**Requirement**. Repeat the listing exactly as given, omitting every image.

**Provided data**.

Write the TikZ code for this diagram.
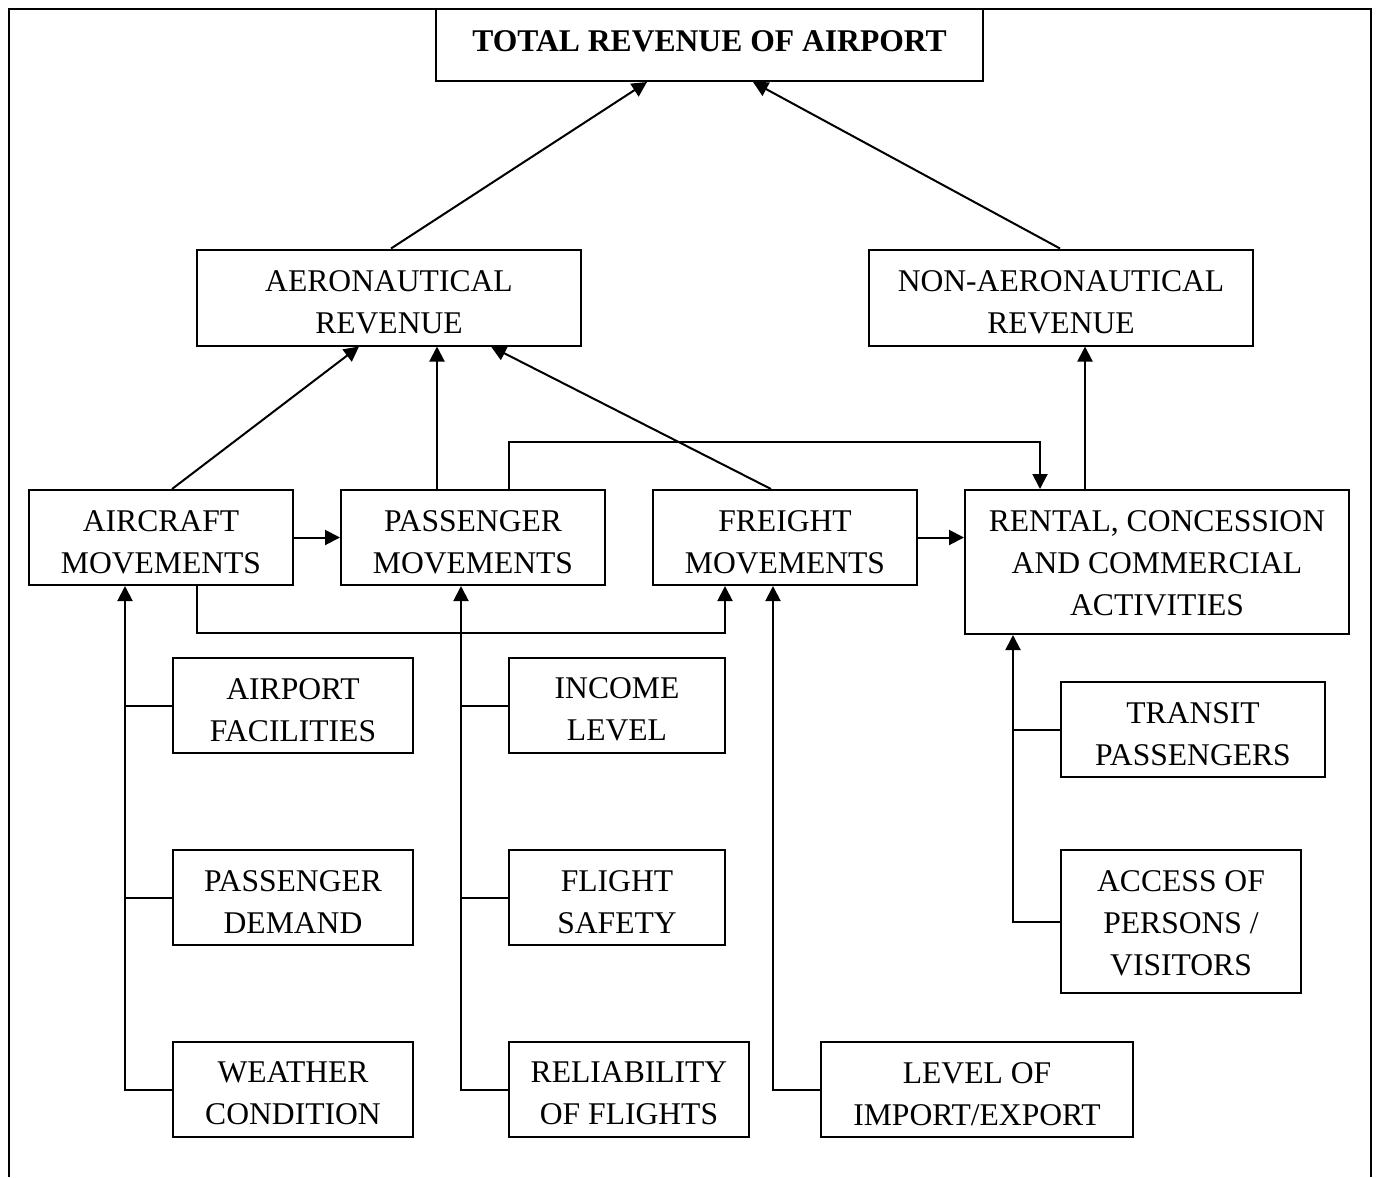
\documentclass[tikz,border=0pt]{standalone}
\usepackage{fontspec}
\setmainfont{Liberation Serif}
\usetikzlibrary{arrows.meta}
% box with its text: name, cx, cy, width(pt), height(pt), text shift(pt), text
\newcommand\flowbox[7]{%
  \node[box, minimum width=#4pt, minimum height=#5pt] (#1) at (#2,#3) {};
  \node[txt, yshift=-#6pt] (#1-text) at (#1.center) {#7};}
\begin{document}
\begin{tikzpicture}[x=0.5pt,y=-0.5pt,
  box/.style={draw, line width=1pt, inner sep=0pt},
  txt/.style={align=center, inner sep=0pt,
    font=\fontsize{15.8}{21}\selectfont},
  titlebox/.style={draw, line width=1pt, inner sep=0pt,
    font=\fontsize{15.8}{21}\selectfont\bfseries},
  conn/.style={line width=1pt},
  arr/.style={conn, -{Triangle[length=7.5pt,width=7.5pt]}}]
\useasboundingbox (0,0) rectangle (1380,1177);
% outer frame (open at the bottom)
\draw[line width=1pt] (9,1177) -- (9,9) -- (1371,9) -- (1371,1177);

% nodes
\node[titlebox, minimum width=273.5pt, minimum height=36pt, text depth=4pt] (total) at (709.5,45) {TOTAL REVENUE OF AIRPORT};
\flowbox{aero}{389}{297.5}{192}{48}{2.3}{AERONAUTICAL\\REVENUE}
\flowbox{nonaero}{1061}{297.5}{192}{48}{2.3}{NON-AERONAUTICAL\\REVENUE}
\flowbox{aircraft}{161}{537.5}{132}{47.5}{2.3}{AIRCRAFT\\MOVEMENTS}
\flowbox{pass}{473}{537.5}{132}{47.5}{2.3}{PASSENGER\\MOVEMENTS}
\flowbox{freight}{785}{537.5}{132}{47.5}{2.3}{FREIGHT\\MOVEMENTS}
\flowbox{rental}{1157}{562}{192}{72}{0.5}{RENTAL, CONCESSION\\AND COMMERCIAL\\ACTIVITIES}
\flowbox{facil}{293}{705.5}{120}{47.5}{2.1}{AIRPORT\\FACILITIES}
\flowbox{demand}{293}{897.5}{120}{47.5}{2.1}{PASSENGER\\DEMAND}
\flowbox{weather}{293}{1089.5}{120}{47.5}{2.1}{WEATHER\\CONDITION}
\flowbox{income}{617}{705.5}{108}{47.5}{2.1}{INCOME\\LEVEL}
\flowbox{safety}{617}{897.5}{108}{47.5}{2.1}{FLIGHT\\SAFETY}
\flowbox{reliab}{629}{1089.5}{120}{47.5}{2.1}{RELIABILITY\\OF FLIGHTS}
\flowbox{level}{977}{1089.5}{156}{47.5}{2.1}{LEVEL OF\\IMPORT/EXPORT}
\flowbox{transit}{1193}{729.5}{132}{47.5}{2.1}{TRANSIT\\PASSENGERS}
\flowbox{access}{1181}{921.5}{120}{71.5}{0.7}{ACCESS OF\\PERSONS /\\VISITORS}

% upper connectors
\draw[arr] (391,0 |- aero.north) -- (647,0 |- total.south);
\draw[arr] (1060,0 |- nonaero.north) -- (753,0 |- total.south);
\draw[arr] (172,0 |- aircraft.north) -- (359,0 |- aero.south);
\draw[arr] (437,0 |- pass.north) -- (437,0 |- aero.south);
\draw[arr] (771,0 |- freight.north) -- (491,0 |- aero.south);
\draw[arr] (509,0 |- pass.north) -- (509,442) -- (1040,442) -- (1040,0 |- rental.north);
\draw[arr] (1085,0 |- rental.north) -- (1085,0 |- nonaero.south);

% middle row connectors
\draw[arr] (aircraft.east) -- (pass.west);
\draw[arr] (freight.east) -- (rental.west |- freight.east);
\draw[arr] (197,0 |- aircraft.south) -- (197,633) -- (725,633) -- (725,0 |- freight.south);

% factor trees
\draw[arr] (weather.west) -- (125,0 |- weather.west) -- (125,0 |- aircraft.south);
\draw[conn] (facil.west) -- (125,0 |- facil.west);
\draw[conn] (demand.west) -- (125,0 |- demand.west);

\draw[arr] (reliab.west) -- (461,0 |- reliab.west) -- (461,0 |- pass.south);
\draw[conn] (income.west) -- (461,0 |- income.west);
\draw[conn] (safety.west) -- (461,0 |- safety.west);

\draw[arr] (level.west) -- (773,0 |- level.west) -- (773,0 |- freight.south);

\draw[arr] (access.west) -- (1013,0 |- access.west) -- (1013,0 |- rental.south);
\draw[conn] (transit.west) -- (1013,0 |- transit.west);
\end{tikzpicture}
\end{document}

**Finished task**.
Write the TikZ code for this diagram.
\documentclass[tikz,border=0pt]{standalone}
\usepackage{fontspec}
\setmainfont{Liberation Serif}
\usetikzlibrary{arrows.meta}
% box with its text: name, cx, cy, width(pt), height(pt), text shift(pt), text
\newcommand\flowbox[7]{%
  \node[box, minimum width=#4pt, minimum height=#5pt] (#1) at (#2,#3) {};
  \node[txt, yshift=-#6pt] (#1-text) at (#1.center) {#7};}
\begin{document}
\begin{tikzpicture}[x=0.5pt,y=-0.5pt,
  box/.style={draw, line width=1pt, inner sep=0pt},
  txt/.style={align=center, inner sep=0pt,
    font=\fontsize{15.8}{21}\selectfont},
  titlebox/.style={draw, line width=1pt, inner sep=0pt,
    font=\fontsize{15.8}{21}\selectfont\bfseries},
  conn/.style={line width=1pt},
  arr/.style={conn, -{Triangle[length=7.5pt,width=7.5pt]}}]
\useasboundingbox (0,0) rectangle (1380,1177);
% outer frame (open at the bottom)
\draw[line width=1pt] (9,1177) -- (9,9) -- (1371,9) -- (1371,1177);

% nodes
\node[titlebox, minimum width=273.5pt, minimum height=36pt, text depth=4pt] (total) at (709.5,45) {TOTAL REVENUE OF AIRPORT};
\flowbox{aero}{389}{297.5}{192}{48}{2.3}{AERONAUTICAL\\REVENUE}
\flowbox{nonaero}{1061}{297.5}{192}{48}{2.3}{NON-AERONAUTICAL\\REVENUE}
\flowbox{aircraft}{161}{537.5}{132}{47.5}{2.3}{AIRCRAFT\\MOVEMENTS}
\flowbox{pass}{473}{537.5}{132}{47.5}{2.3}{PASSENGER\\MOVEMENTS}
\flowbox{freight}{785}{537.5}{132}{47.5}{2.3}{FREIGHT\\MOVEMENTS}
\flowbox{rental}{1157}{562}{192}{72}{0.5}{RENTAL, CONCESSION\\AND COMMERCIAL\\ACTIVITIES}
\flowbox{facil}{293}{705.5}{120}{47.5}{2.1}{AIRPORT\\FACILITIES}
\flowbox{demand}{293}{897.5}{120}{47.5}{2.1}{PASSENGER\\DEMAND}
\flowbox{weather}{293}{1089.5}{120}{47.5}{2.1}{WEATHER\\CONDITION}
\flowbox{income}{617}{705.5}{108}{47.5}{2.1}{INCOME\\LEVEL}
\flowbox{safety}{617}{897.5}{108}{47.5}{2.1}{FLIGHT\\SAFETY}
\flowbox{reliab}{629}{1089.5}{120}{47.5}{2.1}{RELIABILITY\\OF FLIGHTS}
\flowbox{level}{977}{1089.5}{156}{47.5}{2.1}{LEVEL OF\\IMPORT/EXPORT}
\flowbox{transit}{1193}{729.5}{132}{47.5}{2.1}{TRANSIT\\PASSENGERS}
\flowbox{access}{1181}{921.5}{120}{71.5}{0.7}{ACCESS OF\\PERSONS /\\VISITORS}

% upper connectors
\draw[arr] (391,0 |- aero.north) -- (647,0 |- total.south);
\draw[arr] (1060,0 |- nonaero.north) -- (753,0 |- total.south);
\draw[arr] (172,0 |- aircraft.north) -- (359,0 |- aero.south);
\draw[arr] (437,0 |- pass.north) -- (437,0 |- aero.south);
\draw[arr] (771,0 |- freight.north) -- (491,0 |- aero.south);
\draw[arr] (509,0 |- pass.north) -- (509,442) -- (1040,442) -- (1040,0 |- rental.north);
\draw[arr] (1085,0 |- rental.north) -- (1085,0 |- nonaero.south);

% middle row connectors
\draw[arr] (aircraft.east) -- (pass.west);
\draw[arr] (freight.east) -- (rental.west |- freight.east);
\draw[arr] (197,0 |- aircraft.south) -- (197,633) -- (725,633) -- (725,0 |- freight.south);

% factor trees
\draw[arr] (weather.west) -- (125,0 |- weather.west) -- (125,0 |- aircraft.south);
\draw[conn] (facil.west) -- (125,0 |- facil.west);
\draw[conn] (demand.west) -- (125,0 |- demand.west);

\draw[arr] (reliab.west) -- (461,0 |- reliab.west) -- (461,0 |- pass.south);
\draw[conn] (income.west) -- (461,0 |- income.west);
\draw[conn] (safety.west) -- (461,0 |- safety.west);

\draw[arr] (level.west) -- (773,0 |- level.west) -- (773,0 |- freight.south);

\draw[arr] (access.west) -- (1013,0 |- access.west) -- (1013,0 |- rental.south);
\draw[conn] (transit.west) -- (1013,0 |- transit.west);
\end{tikzpicture}
\end{document}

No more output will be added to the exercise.